START Provided data

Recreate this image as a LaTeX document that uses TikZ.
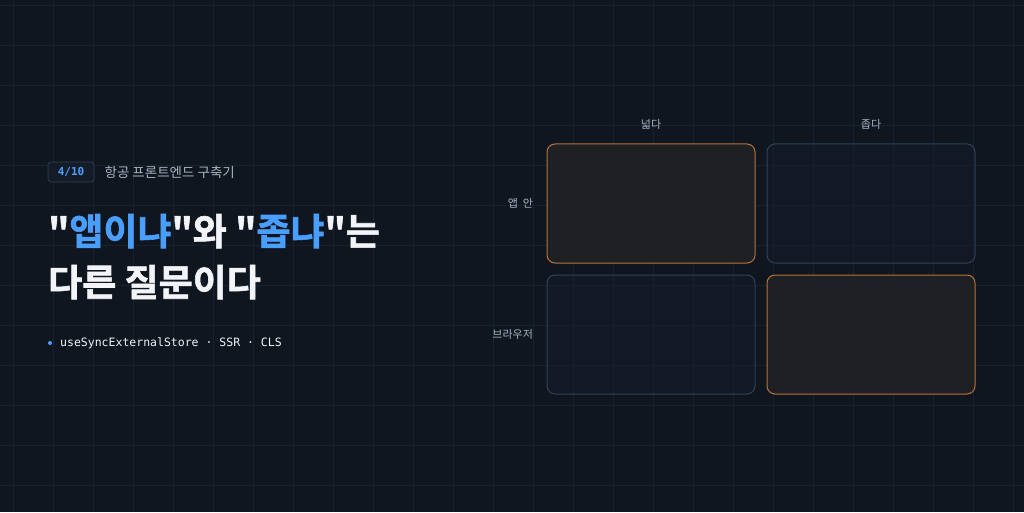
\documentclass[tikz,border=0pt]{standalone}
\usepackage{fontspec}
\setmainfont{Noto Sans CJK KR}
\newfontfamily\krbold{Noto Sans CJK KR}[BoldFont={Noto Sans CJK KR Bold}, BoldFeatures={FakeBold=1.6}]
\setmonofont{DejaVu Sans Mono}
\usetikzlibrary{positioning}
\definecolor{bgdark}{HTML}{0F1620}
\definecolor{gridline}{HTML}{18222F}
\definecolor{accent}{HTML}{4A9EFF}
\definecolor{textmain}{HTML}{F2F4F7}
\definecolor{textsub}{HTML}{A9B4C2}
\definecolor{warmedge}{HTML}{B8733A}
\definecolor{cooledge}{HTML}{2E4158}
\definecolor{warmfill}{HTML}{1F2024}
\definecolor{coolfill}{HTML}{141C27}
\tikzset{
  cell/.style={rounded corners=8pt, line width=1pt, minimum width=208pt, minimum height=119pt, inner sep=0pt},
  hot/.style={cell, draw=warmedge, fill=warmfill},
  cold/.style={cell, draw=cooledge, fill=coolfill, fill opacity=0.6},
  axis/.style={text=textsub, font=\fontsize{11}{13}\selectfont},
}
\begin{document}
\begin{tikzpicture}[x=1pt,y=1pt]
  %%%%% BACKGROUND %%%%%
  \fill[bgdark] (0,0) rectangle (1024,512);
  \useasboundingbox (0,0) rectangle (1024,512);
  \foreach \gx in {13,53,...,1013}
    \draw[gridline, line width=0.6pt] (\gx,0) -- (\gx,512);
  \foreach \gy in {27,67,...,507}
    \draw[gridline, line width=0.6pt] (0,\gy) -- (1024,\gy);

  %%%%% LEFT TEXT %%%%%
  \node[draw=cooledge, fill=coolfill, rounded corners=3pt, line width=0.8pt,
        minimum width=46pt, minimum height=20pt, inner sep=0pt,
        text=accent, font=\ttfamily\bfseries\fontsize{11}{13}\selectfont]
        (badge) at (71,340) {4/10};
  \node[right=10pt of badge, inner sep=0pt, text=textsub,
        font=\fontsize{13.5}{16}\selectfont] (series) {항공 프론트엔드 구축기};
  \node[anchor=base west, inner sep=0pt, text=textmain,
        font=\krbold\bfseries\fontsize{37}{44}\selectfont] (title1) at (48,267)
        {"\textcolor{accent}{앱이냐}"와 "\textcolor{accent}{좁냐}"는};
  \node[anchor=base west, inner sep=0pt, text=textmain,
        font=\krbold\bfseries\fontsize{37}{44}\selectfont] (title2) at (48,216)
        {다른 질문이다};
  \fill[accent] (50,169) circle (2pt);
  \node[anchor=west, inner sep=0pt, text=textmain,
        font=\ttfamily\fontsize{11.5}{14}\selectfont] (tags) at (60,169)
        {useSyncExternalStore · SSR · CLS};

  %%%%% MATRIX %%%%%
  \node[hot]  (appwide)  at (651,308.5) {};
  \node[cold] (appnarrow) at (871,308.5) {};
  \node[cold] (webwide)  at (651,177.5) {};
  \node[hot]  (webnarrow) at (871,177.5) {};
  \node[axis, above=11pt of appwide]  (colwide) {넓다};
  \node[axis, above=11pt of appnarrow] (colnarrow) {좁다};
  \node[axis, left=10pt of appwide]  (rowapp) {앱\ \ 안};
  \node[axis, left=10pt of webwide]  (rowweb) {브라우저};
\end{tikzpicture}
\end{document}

END Provided data

#### Required work:
Copy the data character for character, but drop all pictures from the copy.

#### The result:
Recreate this image as a LaTeX document that uses TikZ.
\documentclass[tikz,border=0pt]{standalone}
\usepackage{fontspec}
\setmainfont{Noto Sans CJK KR}
\newfontfamily\krbold{Noto Sans CJK KR}[BoldFont={Noto Sans CJK KR Bold}, BoldFeatures={FakeBold=1.6}]
\setmonofont{DejaVu Sans Mono}
\usetikzlibrary{positioning}
\definecolor{bgdark}{HTML}{0F1620}
\definecolor{gridline}{HTML}{18222F}
\definecolor{accent}{HTML}{4A9EFF}
\definecolor{textmain}{HTML}{F2F4F7}
\definecolor{textsub}{HTML}{A9B4C2}
\definecolor{warmedge}{HTML}{B8733A}
\definecolor{cooledge}{HTML}{2E4158}
\definecolor{warmfill}{HTML}{1F2024}
\definecolor{coolfill}{HTML}{141C27}
\tikzset{
  cell/.style={rounded corners=8pt, line width=1pt, minimum width=208pt, minimum height=119pt, inner sep=0pt},
  hot/.style={cell, draw=warmedge, fill=warmfill},
  cold/.style={cell, draw=cooledge, fill=coolfill, fill opacity=0.6},
  axis/.style={text=textsub, font=\fontsize{11}{13}\selectfont},
}
\begin{document}
\begin{tikzpicture}[x=1pt,y=1pt]
  %%%%% BACKGROUND %%%%%
  \fill[bgdark] (0,0) rectangle (1024,512);
  \useasboundingbox (0,0) rectangle (1024,512);
  \foreach \gx in {13,53,...,1013}
    \draw[gridline, line width=0.6pt] (\gx,0) -- (\gx,512);
  \foreach \gy in {27,67,...,507}
    \draw[gridline, line width=0.6pt] (0,\gy) -- (1024,\gy);

  %%%%% LEFT TEXT %%%%%
  \node[draw=cooledge, fill=coolfill, rounded corners=3pt, line width=0.8pt,
        minimum width=46pt, minimum height=20pt, inner sep=0pt,
        text=accent, font=\ttfamily\bfseries\fontsize{11}{13}\selectfont]
        (badge) at (71,340) {4/10};
  \node[right=10pt of badge, inner sep=0pt, text=textsub,
        font=\fontsize{13.5}{16}\selectfont] (series) {항공 프론트엔드 구축기};
  \node[anchor=base west, inner sep=0pt, text=textmain,
        font=\krbold\bfseries\fontsize{37}{44}\selectfont] (title1) at (48,267)
        {"\textcolor{accent}{앱이냐}"와 "\textcolor{accent}{좁냐}"는};
  \node[anchor=base west, inner sep=0pt, text=textmain,
        font=\krbold\bfseries\fontsize{37}{44}\selectfont] (title2) at (48,216)
        {다른 질문이다};
  \fill[accent] (50,169) circle (2pt);
  \node[anchor=west, inner sep=0pt, text=textmain,
        font=\ttfamily\fontsize{11.5}{14}\selectfont] (tags) at (60,169)
        {useSyncExternalStore · SSR · CLS};

  %%%%% MATRIX %%%%%
  \node[hot]  (appwide)  at (651,308.5) {};
  \node[cold] (appnarrow) at (871,308.5) {};
  \node[cold] (webwide)  at (651,177.5) {};
  \node[hot]  (webnarrow) at (871,177.5) {};
  \node[axis, above=11pt of appwide]  (colwide) {넓다};
  \node[axis, above=11pt of appnarrow] (colnarrow) {좁다};
  \node[axis, left=10pt of appwide]  (rowapp) {앱\ \ 안};
  \node[axis, left=10pt of webwide]  (rowweb) {브라우저};
\end{tikzpicture}
\end{document}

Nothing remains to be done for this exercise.